Plasmonically Induced Coherent and Polarized Random Laser Emissions in Colloidal CdSe/ZnS Quantum Dots with Ellipsoidal Ag Nanoparticles

Abstract

We demonstrate the capability of controlling the optical anisotropy of lasing emissions by manipulating the coupling between the oscillated electric field and the localized surface plasmon (LSP) resonance for a random lasing medium composed of colloidal CdSe/ZnS quantum dots (QDs) and ellipsoidal silver nanoparticles (Ag NPs).

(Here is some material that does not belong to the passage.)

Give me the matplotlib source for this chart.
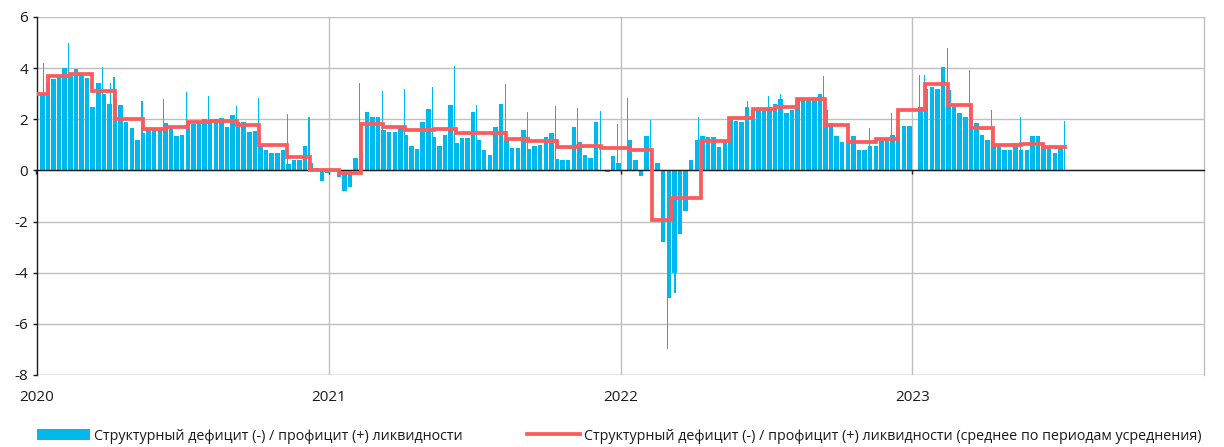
import numpy as np
import pandas as pd
import matplotlib
matplotlib.use("Agg")
import matplotlib.pyplot as plt
import matplotlib.dates as mdates
from matplotlib.patches import Patch
from matplotlib.lines import Line2D
from matplotlib import font_manager

# ---------------- data ----------------
# weekly level of structural liquidity surplus(+)/deficit(-), trn RUB (week starting Monday)
week_start = "2020-01-06"
weekly_values = [
    3.0, 3.45, 3.57, 3.67, 4.0, 3.8, 3.95, 3.75, 3.6, 2.5,
    3.4, 3.0, 2.6, 2.8, 2.55, 1.9, 1.65, 1.2, 1.45, 1.6,
    1.6, 1.6, 1.85, 1.7, 1.35, 1.4, 1.9, 1.8, 1.9, 2.0,
    1.95, 2.0, 2.05, 1.7, 2.15, 1.9, 1.9, 1.5, 1.55, 1.0,
    0.8, 0.7, 0.68, 0.8, 0.25, 0.42, 0.42, 0.94, 0.3, 0.1,
    -0.4, -0.1, np.nan, -0.25, -0.8, -0.65, 0.5, 0.74, 2.3, 2.1,
    2.1, 1.6, 1.5, 1.5, 1.7, 1.4, 0.94, 0.85, 1.9, 2.4,
    1.3, 0.94, 1.4, 2.56, 1.07, 1.26, 1.26, 2.3, 1.2, 0.8,
    0.6, 1.7, 2.6, 1.2, 0.87, 0.87, 1.6, 0.85, 0.95, 1.0,
    1.3, 1.45, 0.45, 0.4, 0.4, 1.7, 1.1, 0.6, 0.5, 1.9,
    0.0, -0.05, 0.55, 0.3, np.nan, 1.2, 0.4, -0.2, 1.33, 0.22,
    0.29, -2.8, -5.0, -4.0, -2.5, -1.6, 0.4, 1.2, 1.33, 1.3,
    1.3, 0.9, 1.1, 1.98, 1.95, 1.9, 2.5, 2.37, 2.37, 2.4,
    2.5, 2.6, 2.8, 2.24, 2.37, 2.76, 2.76, 2.76, 2.76, 3.0,
    2.37, 1.85, 1.33, 1.1, 1.2, 1.33, 0.8, 0.8, 0.94, 0.94,
    1.2, 1.2, 1.4, 1.7, 1.72, 1.72, np.nan, 2.5, 3.2, 3.28,
    3.2, 4.06, 3.15, 2.5, 2.24, 2.1, 1.98, 1.85, 1.4, 1.2,
    0.94, 0.94, 0.8, 0.8, 1.07, 0.8, 0.8, 1.33, 1.33, 0.94,
    0.94, 0.68, 0.9,
]

# single days with pronounced spikes
spike_dates = [
    "2020-01-10", "2020-02-10", "2020-03-23", "2020-04-03", "2020-04-07", "2020-05-12",
    "2020-06-08", "2020-07-07", "2020-08-03", "2020-09-07", "2020-10-05", "2020-11-10",
    "2020-12-07", "2021-02-08", "2021-03-09", "2021-04-05", "2021-05-11", "2021-06-07",
    "2021-07-05", "2021-08-10", "2021-09-06", "2021-10-12", "2021-11-08", "2021-12-07",
    "2021-12-28", "2022-01-10", "2022-02-07", "2022-03-01", "2022-03-10", "2022-04-08",
    "2022-06-09", "2022-07-05", "2022-07-20", "2022-09-12", "2022-11-08", "2022-12-06",
    "2023-01-10", "2023-01-16", "2023-02-14", "2023-03-13", "2023-04-10", "2023-05-16",
    "2023-07-10",
]
spike_values = [
    4.2, 5.0, 4.06, 3.4, 3.67, 2.7,
    2.8, 3.05, 2.9, 2.53, 2.83, 2.2,
    2.07, 3.41, 3.1, 3.2, 3.26, 4.09,
    2.56, 3.37, 2.28, 2.53, 2.43, 2.34,
    1.81, 2.83, 1.98, -7.0, -4.8, 2.08,
    2.7, 2.9, 3.0, 3.7, 1.65, 2.24,
    3.74, 3.74, 4.78, 3.93, 2.37, 2.1,
    1.94,
]

# averaging periods: start dates and average level
period_starts = [
    "2020-01-01", "2020-01-15", "2020-02-12", "2020-03-11", "2020-04-08", "2020-05-13",
    "2020-06-10", "2020-07-08", "2020-08-05", "2020-09-08", "2020-10-06", "2020-11-10",
    "2020-12-08", "2021-01-13", "2021-02-10", "2021-03-09", "2021-04-06", "2021-05-12",
    "2021-06-09", "2021-08-10", "2021-09-07", "2021-10-13", "2021-11-09", "2021-12-08",
    "2022-01-12", "2022-02-09", "2022-03-05", "2022-04-12", "2022-05-17", "2022-06-15",
    "2022-07-13", "2022-08-10", "2022-09-14", "2022-10-12", "2022-11-16", "2022-12-14",
    "2023-01-17", "2023-02-15", "2023-03-15", "2023-04-12", "2023-05-17", "2023-06-14",
]
period_values = [
    3.00, 3.70, 3.79, 3.10, 2.00, 1.62,
    1.70, 1.88, 1.95, 1.77, 0.98, 0.51,
    0.03, -0.10, 1.82, 1.69, 1.58, 1.62,
    1.46, 1.22, 1.15, 0.90, 0.95, 0.88,
    0.80, -1.93, -1.08, 1.16, 2.04, 2.42,
    2.50, 2.81, 1.78, 1.10, 1.21, 2.35,
    3.39, 2.56, 1.64, 0.98, 1.04, 0.93,
]
period_end = "2023-07-11"

label_bars = "Структурный дефицит (-) / профицит (+) ликвидности"
label_line = "Структурный дефицит (-) / профицит (+) ликвидности (среднее по периодам усреднения)"
year_ticks = ["2020", "2021", "2022", "2023"]
y_ticks = [-8, -6, -4, -2, 0, 2, 4, 6]

# ---------------- style ----------------
avail = {f.name for f in font_manager.fontManager.ttflist}
family = None
for cand in ["Open Sans", "Noto Sans", "Roboto", "Lato", "DejaVu Sans"]:
    if cand in avail:
        family = cand
        break
plt.rcParams["font.family"] = [family, "DejaVu Sans"]
plt.rcParams["axes.unicode_minus"] = False

BAR_COLOR = "#00B9EC"
LINE_COLOR = "#FD5B5B"
GRID_COLOR = "#BFBFBF"
FS = 11
LFS = 10.3

fig = plt.figure(figsize=(12.24, 4.47), dpi=100)
ax = fig.add_axes([36.5 / 1224, 1 - 375 / 447, (1204 - 36.5) / 1224, (375 - 17) / 447])

# weekly bars (Mon..Fri)
wk = pd.date_range(week_start, periods=len(weekly_values), freq="W-MON")
wk_num = mdates.date2num(wk.to_pydatetime()) - 0.5
ax.bar(wk_num, weekly_values, width=5.6, align="edge", color=BAR_COLOR,
       linewidth=0, zorder=2)

# daily spikes
sp_num = mdates.date2num(pd.to_datetime(spike_dates).to_pydatetime())
ax.bar(sp_num, spike_values, width=1.3, align="center", color=BAR_COLOR,
       linewidth=0, zorder=2)

# averaging-period step line
st = list(pd.to_datetime(period_starts)) + [pd.Timestamp(period_end)]
sv = period_values + [period_values[-1]]
ax.step(mdates.date2num([d.to_pydatetime() for d in st]), sv, where="post",
        color=LINE_COLOR, linewidth=2.7, zorder=4, solid_joinstyle="miter")

# axes
x0 = mdates.date2num(pd.Timestamp("2020-01-01").to_pydatetime())
x1 = mdates.date2num(pd.Timestamp("2024-01-01").to_pydatetime())
ax.set_xlim(x0, x1)
ax.set_ylim(-8, 6)

ax.set_yticks(y_ticks)
ax.set_yticklabels([str(v) for v in y_ticks])
ax.grid(axis="y", color=GRID_COLOR, linewidth=1.0, zorder=0)

xt = mdates.date2num([pd.Timestamp(y + "-01-01").to_pydatetime() for y in year_ticks])
ax.set_xticks(xt)
ax.set_xticklabels(year_ticks)
for v in xt[1:]:
    ax.axvline(v, color=GRID_COLOR, linewidth=1.0, zorder=0)

ax.spines["bottom"].set_position(("data", 0))
ax.spines["bottom"].set_color("#1a1a1a")
ax.spines["bottom"].set_linewidth(1.0)
ax.spines["bottom"].set_zorder(3)
ax.spines["left"].set_color("#1a1a1a")
ax.spines["left"].set_linewidth(1.0)
ax.spines["top"].set_visible(False)
ax.spines["right"].set_color(GRID_COLOR)
ax.spines["right"].set_linewidth(1.0)
ax.set_axisbelow(True)

ax.tick_params(axis="x", direction="out", length=3, width=1, color="#1a1a1a",
               pad=155, labelsize=FS, labelcolor="#1a1a1a")
ax.tick_params(axis="y", direction="out", length=3, width=1, color="#1a1a1a",
               pad=3, labelsize=FS, labelcolor="#1a1a1a")

# bottom grid line at -8
ax.axhline(-8, color=GRID_COLOR, linewidth=1.0, zorder=0)

# legends
h1 = Patch(facecolor=BAR_COLOR, edgecolor="none")
h2 = Line2D([0], [0], color=LINE_COLOR, linewidth=2.7)
fs_px = LFS * 100 / 72
leg1 = fig.legend([h1], [label_bars], loc="center left",
                  bbox_to_anchor=(37 / 1224, 1 - 436 / 447), frameon=False,
                  fontsize=LFS, borderpad=0, borderaxespad=0,
                  handlelength=53 / fs_px, handleheight=0.7,
                  handletextpad=4 / fs_px)
leg2 = fig.legend([h2], [label_line], loc="center left",
                  bbox_to_anchor=(527 / 1224, 1 - 436 / 447), frameon=False,
                  fontsize=LFS, borderpad=0, borderaxespad=0,
                  handlelength=53 / fs_px, handletextpad=4 / fs_px)
for lg in (leg1, leg2):
    for t in lg.get_texts():
        t.set_color("#1a1a1a")

fig.savefig("out.png", dpi=100)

Distinctive from the amplified spontaneous emission (ASE) generally observed on the CdSe/ZnS QDs, it has been found that lasing emissions of the revealed system exhibit clear interference features with low-threshold characteristics, mainly attributed to enhanced light scatterings and optical gains arisen in the peripheral surfaces of ellipsoidal Ag NPs. Importantly, the relative orientation, between the oscillated electric field of emitted light from CdSe/ZnS QDs and the ellipse axis of Ag NPs, plays a critical role in selective excitation of LSP resonances leading to the laser emissions with preferential optical polarizations. That is further examined and validated by the finite-difference time-domain simulation. The achievement of spatial and spectral coupling of LSP resonance with colloidal QDs respectively make the present system one of the promising candidates of colloidal QDs-based random lasers to achieve coherent and polarized lasing emissions.